Friday, January 29, 2010

Happy New Year's Fridge

One of the sparkling traditions I use to ring in each new year is by cleaning out my refrigerator (woohoo, do I know how to party or what?). January is just about over -- clearly, 2010 is off to a bit of a slow start 'round these parts -- but today I finally managed it.

It was a slightly disgusting but oddly satisfying exercise to ferret out all the little tubs of leftovers that had migrated to the back, hiding behind our massive condiment collection. I meant to cull the condiment herd while I was at it -- does anyone really NEED five different curry pastes? -- but, as happens every time, each one seemed too potentially useful to dump. Even the cocktail sauce that expired last March; it's still sealed and, after all, what can really go wrong with cocktail sauce? Even though I guess if we're housing year-old unopened cocktail sauce, chances are that this family's cocktail sauce needs are pretty minimal. Honestly I'm not even sure how it got here. But I digress.

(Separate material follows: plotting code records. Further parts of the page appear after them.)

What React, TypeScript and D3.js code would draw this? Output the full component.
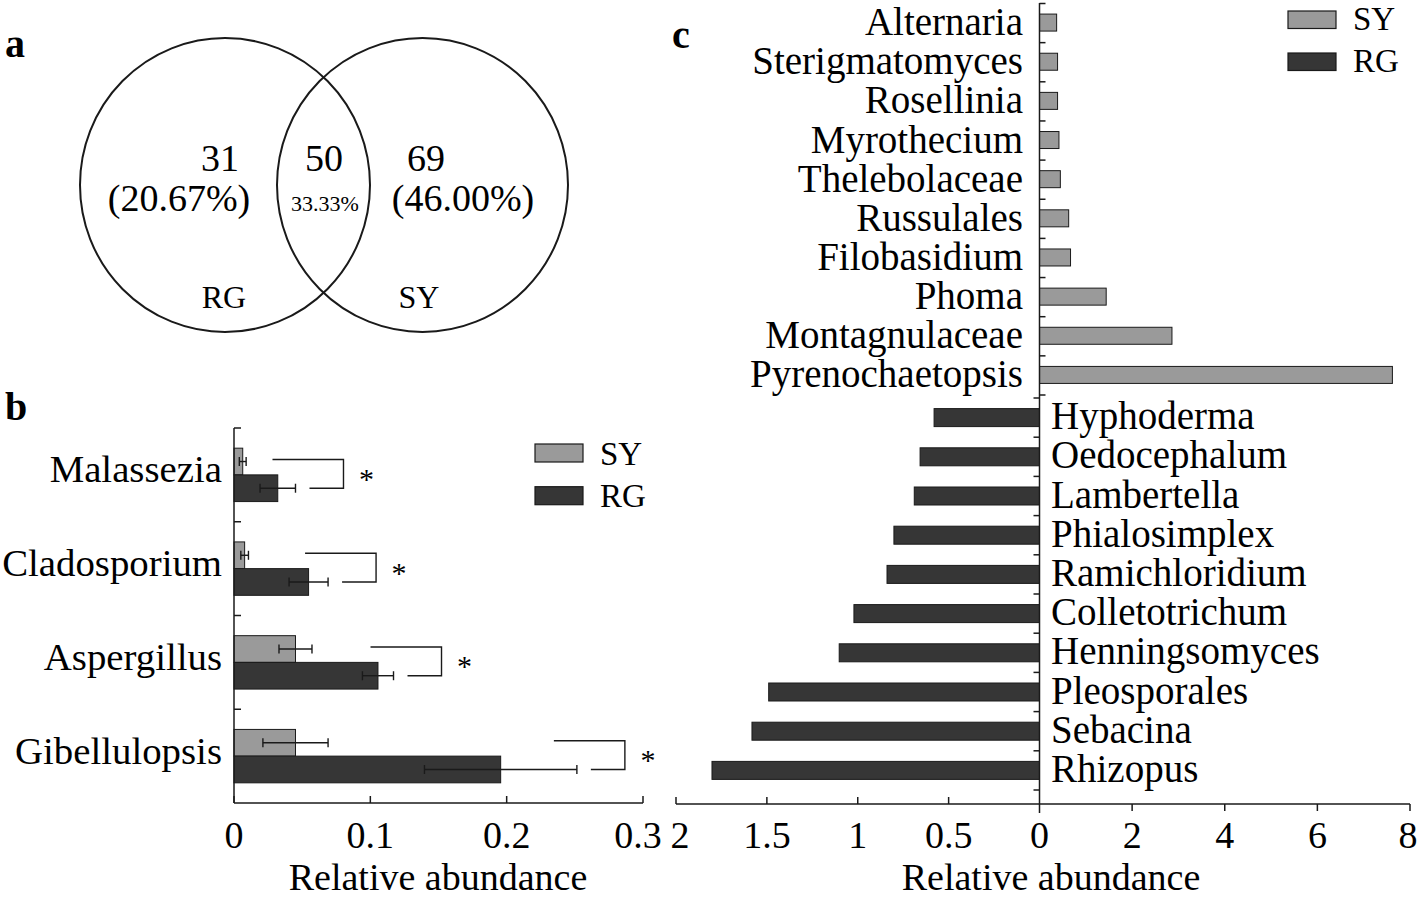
import React from 'react';
import * as d3 from 'd3';

// ---------- Data ----------
const vennSets = ['RG', 'SY'];
const vennCounts = [31, 50, 69];
const vennPercents = ['(20.67%)', '33.33%', '(46.00%)'];

const bCategories = ['Malassezia', 'Cladosporium', 'Aspergillus', 'Gibellulopsis'];
const bSY = [0.0064, 0.0078, 0.0451, 0.0451];
const bSYerr = [0.0025, 0.0028, 0.0121, 0.0239];
const bRG = [0.0321, 0.0547, 0.1056, 0.1956];
const bRGerr = [0.013, 0.0143, 0.0114, 0.0559];
const bSig = ['*', '*', '*', '*'];
const bTicks = [0, 0.1, 0.2, 0.3];

const cSYCategories = ['Alternaria', 'Sterigmatomyces', 'Rosellinia', 'Myrothecium', 'Thelebolaceae', 'Russulales', 'Filobasidium', 'Phoma', 'Montagnulaceae', 'Pyrenochaetopsis'];
const cSY = [0.37, 0.39, 0.39, 0.42, 0.45, 0.63, 0.67, 1.44, 2.86, 7.62];
const cRGCategories = ['Hyphoderma', 'Oedocephalum', 'Lambertella', 'Phialosimplex', 'Ramichloridium', 'Colletotrichum', 'Henningsomyces', 'Pleosporales', 'Sebacina', 'Rhizopus'];
const cRG = [0.58, 0.657, 0.689, 0.801, 0.839, 1.021, 1.102, 1.49, 1.582, 1.802];
const cLeftTicks = [2, 1.5, 1, 0.5, 0];
const cRightTicks = [2, 4, 6, 8];

const legendSeries = ['SY', 'RG'];
const axisTitle = 'Relative abundance';

// ---------- Style ----------
const FONT = '"Liberation Serif", "Times New Roman", serif';
const SY_FILL = '#9a9a9a';
const RG_FILL = '#363636';
const LINE = '#1a1a1a';
const fills: Record<string, string> = { SY: SY_FILL, RG: RG_FILL };

export default function App() {
  // ----- Panel b scales -----
  const bx = d3.scaleLinear().domain([0, 0.3]).range([234, 643]);
  const by = d3.scaleBand<string>().domain(bCategories).range([428, 803]);
  const bBarH = 26.7;
  const bAxisY = 803;

  // ----- Panel c scales -----
  const cxL = d3.scaleLinear().domain([0, 2]).range([1039.5, 676]);
  const cxR = d3.scaleLinear().domain([0, 8]).range([1039.5, 1410]);
  const cyTop = d3.scaleBand<string>().domain(cSYCategories).range([3.5, 395]);
  const cyBot = d3.scaleBand<string>().domain(cRGCategories).range([398, 790]);
  const cAxisY = 804;
  const x0 = cxR(0);

  // ----- Venn -----
  const venn = [
    { cx: 225, cy: 185, rx: 145, ry: 147 },
    { cx: 422.5, cy: 185, rx: 145.5, ry: 147 },
  ];

  const fmt = d3.format('~g');

  const errBar = (xc: number, e: number, y: number, key: string) => {
    const l = bx(xc - e), r = bx(xc + e);
    return (
      <g key={key} stroke={LINE} strokeWidth={1.4}>
        <line x1={l} x2={r} y1={y} y2={y} />
        <line x1={l} x2={l} y1={y - 4.5} y2={y + 4.5} />
        <line x1={r} x2={r} y1={y - 4.5} y2={y + 4.5} />
      </g>
    );
  };

  return (
    <svg width={1418} height={899} style={{ position: 'absolute', left: 0, top: 0, background: '#fff' }} fontFamily={FONT}>
      <rect x={0} y={0} width={1418} height={899} fill="#fff" />
      {/* Panel labels */}
      <text x={5} y={57} fontSize={40} fontWeight="bold">a</text>
      <text x={5} y={420} fontSize={40} fontWeight="bold">b</text>
      <text x={672} y={48} fontSize={40} fontWeight="bold">c</text>

      {/* ---------- Panel a: Venn ---------- */}
      {venn.map((v, i) => (
        <ellipse key={i} cx={v.cx} cy={v.cy} rx={v.rx} ry={v.ry} fill="none" stroke={LINE} strokeWidth={2} />
      ))}
      <text x={220} y={171} fontSize={38} textAnchor="middle">{vennCounts[0]}</text>
      <text x={179} y={211} fontSize={38} textAnchor="middle">{vennPercents[0]}</text>
      <text x={324} y={171} fontSize={38} textAnchor="middle">{vennCounts[1]}</text>
      <text x={325} y={211} fontSize={22} textAnchor="middle">{vennPercents[1]}</text>
      <text x={426} y={171} fontSize={38} textAnchor="middle">{vennCounts[2]}</text>
      <text x={463} y={211} fontSize={38} textAnchor="middle">{vennPercents[2]}</text>
      <text x={224} y={308} fontSize={32} textAnchor="middle">{vennSets[0]}</text>
      <text x={419} y={308} fontSize={32} textAnchor="middle">{vennSets[1]}</text>

      {/* ---------- Panel b ---------- */}
      {bCategories.map((c, i) => {
        const y0 = by(c)!;
        const mid = y0 + by.bandwidth() / 2;
        const ySY = mid - bBarH;
        const yRG = mid;
        const cSYy = ySY + bBarH / 2;
        const cRGy = yRG + bBarH / 2;
        const bracketR = bx(bRG[i] + bRGerr[i]) + 48;
        return (
          <g key={c}>
            <rect x={bx(0)} y={ySY} width={bx(bSY[i]) - bx(0)} height={bBarH} fill={SY_FILL} stroke={LINE} strokeWidth={1} />
            <rect x={bx(0)} y={yRG} width={bx(bRG[i]) - bx(0)} height={bBarH} fill={RG_FILL} stroke={LINE} strokeWidth={1} />
            {errBar(bSY[i], bSYerr[i], cSYy, 'esy')}
            {errBar(bRG[i], bRGerr[i], cRGy, 'erg')}
            <g stroke={LINE} strokeWidth={1.4} fill="none">
              <polyline points={`${bracketR - 71},${cSYy - 2} ${bracketR},${cSYy - 2} ${bracketR},${cRGy} ${bracketR - 34},${cRGy}`} />
            </g>
            <text x={bracketR + 23} y={(cSYy + cRGy) / 2 + 14} fontSize={30} textAnchor="middle">{bSig[i]}</text>
            <text x={222} y={mid + 7.5} fontSize={38.8} textAnchor="end">{c}</text>
          </g>
        );
      })}
      {/* b axes */}
      <g stroke={LINE} strokeWidth={1.5}>
        <line x1={bx(0)} x2={bx(0)} y1={428} y2={bAxisY} />
        <line x1={bx(0)} x2={bx(0.3)} y1={bAxisY} y2={bAxisY} />
        {bCategories.map((c) => (
          <line key={c} x1={bx(0)} x2={bx(0) + 7} y1={by(c)!} y2={by(c)!} />
        ))}
        {bTicks.map((t) => (
          <line key={t} x1={bx(t)} x2={bx(t)} y1={bAxisY} y2={bAxisY - 7} />
        ))}
      </g>
      {bTicks.map((t, i) => (
        <text key={t} x={bx(t) - (i === bTicks.length - 1 ? 5 : 0)} y={848} fontSize={38} textAnchor="middle">{fmt(t)}</text>
      ))}
      <text x={438} y={890} fontSize={38} textAnchor="middle">{axisTitle}</text>
      {/* b legend */}
      {legendSeries.map((s, i) => (
        <g key={s}>
          <rect x={535} y={444 + i * 42.7} width={48} height={18} fill={fills[s]} stroke={LINE} strokeWidth={1.2} />
          <text x={600} y={465 + i * 42} fontSize={33}>{s}</text>
        </g>
      ))}

      {/* ---------- Panel c ---------- */}
      {cSYCategories.map((c, i) => {
        const mid = cyTop(c)! + cyTop.bandwidth() / 2;
        return (
          <g key={c}>
            <rect x={x0} y={mid - 9} width={cxR(cSY[i]) - x0} height={17} fill={SY_FILL} stroke={LINE} strokeWidth={1} />
            <text x={1023} y={mid + 12} fontSize={39} textAnchor="end">{c}</text>
          </g>
        );
      })}
      {cRGCategories.map((c, i) => {
        const mid = cyBot(c)! + cyBot.bandwidth() / 2;
        return (
          <g key={c}>
            <rect x={cxL(cRG[i])} y={mid - 9} width={x0 - cxL(cRG[i])} height={18} fill={RG_FILL} stroke={LINE} strokeWidth={1} />
            <text x={1051} y={mid + 11.5} fontSize={39} >{c}</text>
          </g>
        );
      })}
      <g stroke={LINE} strokeWidth={1.5}>
        <line x1={x0} x2={x0} y1={3} y2={813} />
        {cSYCategories.map((c) => (
          <line key={c} x1={x0} x2={x0 + 6} y1={cyTop(c)!} y2={cyTop(c)!} />
        ))}
        <line x1={x0} x2={x0 + 6} y1={395} y2={395} />
        {cRGCategories.map((c) => (
          <line key={c} x1={x0} x2={x0 - 6} y1={cyBot(c)!} y2={cyBot(c)!} />
        ))}
        <line x1={x0} x2={x0 - 6} y1={790} y2={790} />
        <line x1={cxL(2)} x2={cxR(8)} y1={cAxisY} y2={cAxisY} />
        {cLeftTicks.filter((t) => t !== 0).map((t) => (
          <line key={'l' + t} x1={cxL(t)} x2={cxL(t)} y1={cAxisY} y2={cAxisY - 7} />
        ))}
        {cRightTicks.map((t) => (
          <line key={'r' + t} x1={cxR(t)} x2={cxR(t)} y1={cAxisY} y2={cAxisY + 7} />
        ))}
      </g>
      {cLeftTicks.map((t, i) => (
        <text key={'lt' + t} x={cxL(t) + (i === 0 ? 4 : 0)} y={848} fontSize={38} textAnchor="middle">{fmt(t)}</text>
      ))}
      {cRightTicks.map((t, i) => (
        <text key={'rt' + t} x={cxR(t) - (i === cRightTicks.length - 1 ? 2 : 0)} y={848} fontSize={38} textAnchor="middle">{fmt(t)}</text>
      ))}
      <text x={1051} y={890} fontSize={38} textAnchor="middle">{axisTitle}</text>
      {/* c legend */}
      {legendSeries.map((s, i) => (
        <g key={s}>
          <rect x={1288} y={11 + i * 42} width={48} height={17.5} fill={fills[s]} stroke={LINE} strokeWidth={1.2} />
          <text x={1353} y={30 + i * 41.7} fontSize={33}>{s}</text>
        </g>
      ))}
    </svg>
  );
}
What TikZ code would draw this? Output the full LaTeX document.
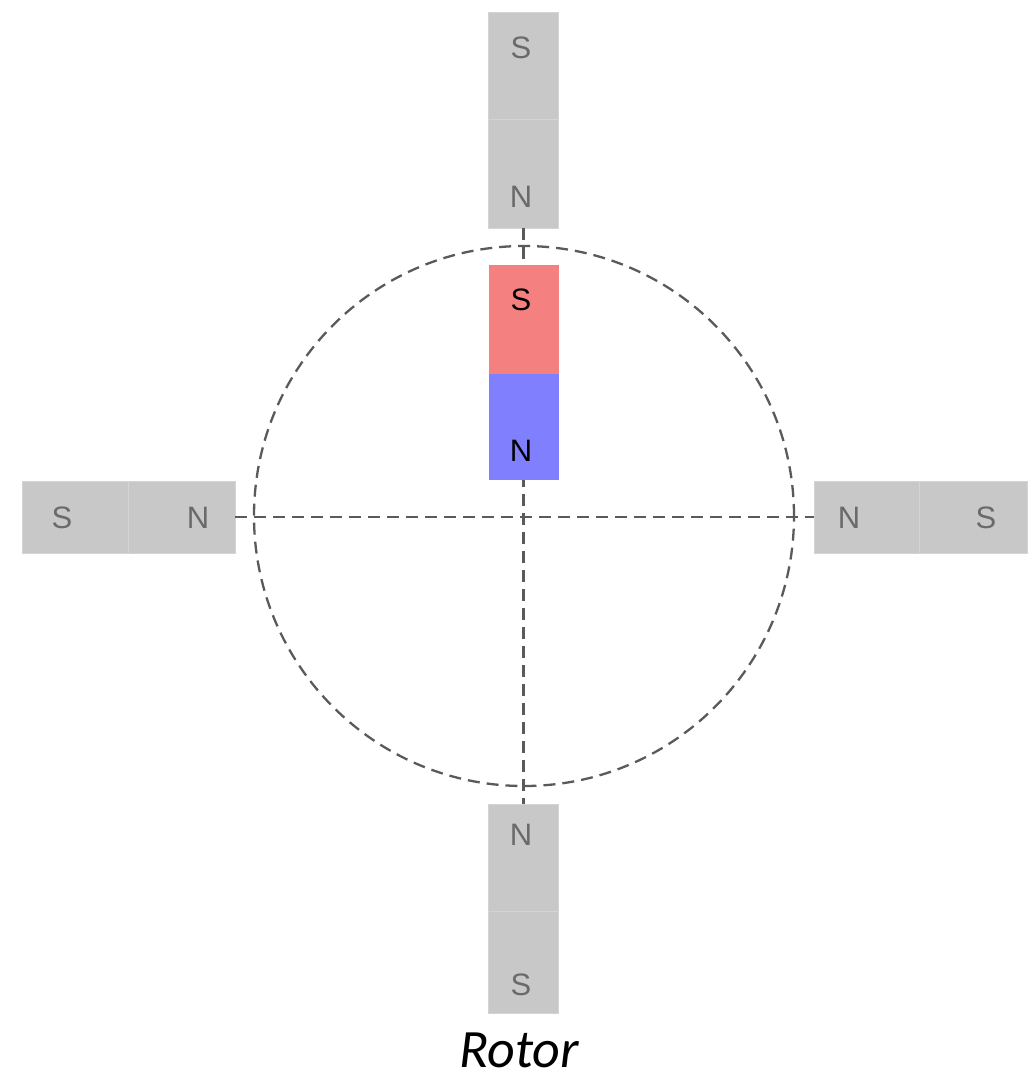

I reorganized our pared-down fridge while channeling Alice Waters. My kick in the pants to finally tackle this project came from a two year old NYT Magazine article that recently turned up in my office detritus while I was searching around for something else. The writer had had Waters, the Chez Panisse owner and local/organic eating guru, inspect her home refrigerator and evaluate its contents' SOLE value -- how sustainable, organic, local and ethical the writer's food choices were.

I like to think Alice would mostly approve of my fridge's contents. There are a few lingering, wrinkly late fall vegetables from our CSA allotment, and other vegetables and herbs from the farmer's market. Lacto-fermented Amish sauerkraut. Homemade goodies like pickled beets and applesauce made from local organic heirloom apples that I picked myself. Our dairy and eggs are locally pasture-raised. The only non-artisinal foods in my fridge are the United Nations of condiments collection and some cranberry juice.

So after I'm done self-congratuatorally patting my own back with Alice's ghostly hand I must acknowledge the other side of the local eating coin: yeah, this fridge inventory might earn me a green ribbon for supporting local food producers. But, on the other hand, while it's full of food there's not much to eat in there. Plenty to cook, yeah, but darned little to just take out and chow on. I realized this the other day when I had a hankering for an egg salad sandwich.

Lunch doesn't get simpler, right? Right -- except that I have local-fooded myself into this unintentional corner where in order to toss together an egg salad sandwich I first have to bake a loaf of bread, because we ate all of yesterday's bread for this morning's breakfast, and then whip up some homemade mayonnaise, because who wants to eat industrial store-bought mayonnaise? Making this so-called simple lunch could take all afternoon and I had to get back to work. So instead of an egg salad sandwich, I just had a hard boiled egg.

The local foods movement is working to alleviate some of our nation's most pressing problems involving food production, sustainability, and the environment, not to mention supporting small farms. However, eating locally can at times also be a real pain in the ass.